_DATA BLOCK_.
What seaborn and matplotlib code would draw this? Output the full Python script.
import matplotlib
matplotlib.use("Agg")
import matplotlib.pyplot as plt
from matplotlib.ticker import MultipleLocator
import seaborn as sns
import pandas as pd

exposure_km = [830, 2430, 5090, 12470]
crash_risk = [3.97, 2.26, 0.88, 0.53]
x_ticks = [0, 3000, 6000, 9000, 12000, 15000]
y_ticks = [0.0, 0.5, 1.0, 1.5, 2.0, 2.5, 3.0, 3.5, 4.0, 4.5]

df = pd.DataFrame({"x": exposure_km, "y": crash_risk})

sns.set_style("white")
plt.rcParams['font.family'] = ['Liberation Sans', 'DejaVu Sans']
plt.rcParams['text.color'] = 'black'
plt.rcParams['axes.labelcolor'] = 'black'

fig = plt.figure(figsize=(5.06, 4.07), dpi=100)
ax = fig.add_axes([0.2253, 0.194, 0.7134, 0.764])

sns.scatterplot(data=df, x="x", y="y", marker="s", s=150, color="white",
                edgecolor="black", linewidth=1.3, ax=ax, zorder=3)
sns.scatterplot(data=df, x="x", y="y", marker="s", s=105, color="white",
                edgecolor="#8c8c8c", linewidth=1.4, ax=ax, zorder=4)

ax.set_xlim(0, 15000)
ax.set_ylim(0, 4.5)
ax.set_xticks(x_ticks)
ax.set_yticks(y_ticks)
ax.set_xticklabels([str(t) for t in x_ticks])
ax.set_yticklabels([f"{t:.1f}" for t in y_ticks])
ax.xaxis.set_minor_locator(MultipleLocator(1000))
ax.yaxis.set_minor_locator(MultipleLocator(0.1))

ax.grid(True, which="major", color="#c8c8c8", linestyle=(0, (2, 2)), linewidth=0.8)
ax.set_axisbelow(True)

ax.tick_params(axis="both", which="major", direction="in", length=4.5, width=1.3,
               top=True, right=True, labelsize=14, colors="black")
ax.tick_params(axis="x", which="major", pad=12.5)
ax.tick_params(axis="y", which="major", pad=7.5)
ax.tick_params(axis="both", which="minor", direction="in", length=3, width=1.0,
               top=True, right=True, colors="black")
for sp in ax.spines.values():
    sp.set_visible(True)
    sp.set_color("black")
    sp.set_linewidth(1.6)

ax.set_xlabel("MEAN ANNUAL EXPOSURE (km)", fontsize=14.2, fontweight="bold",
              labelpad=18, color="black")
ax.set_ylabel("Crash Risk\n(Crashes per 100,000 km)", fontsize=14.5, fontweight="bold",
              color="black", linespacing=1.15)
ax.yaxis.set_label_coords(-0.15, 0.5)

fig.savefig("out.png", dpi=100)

_WRITTEN REQUEST_.
Provide only the count of lines in the material above that hold the word "matplotlib".

_FINISHED EXERCISE_.
5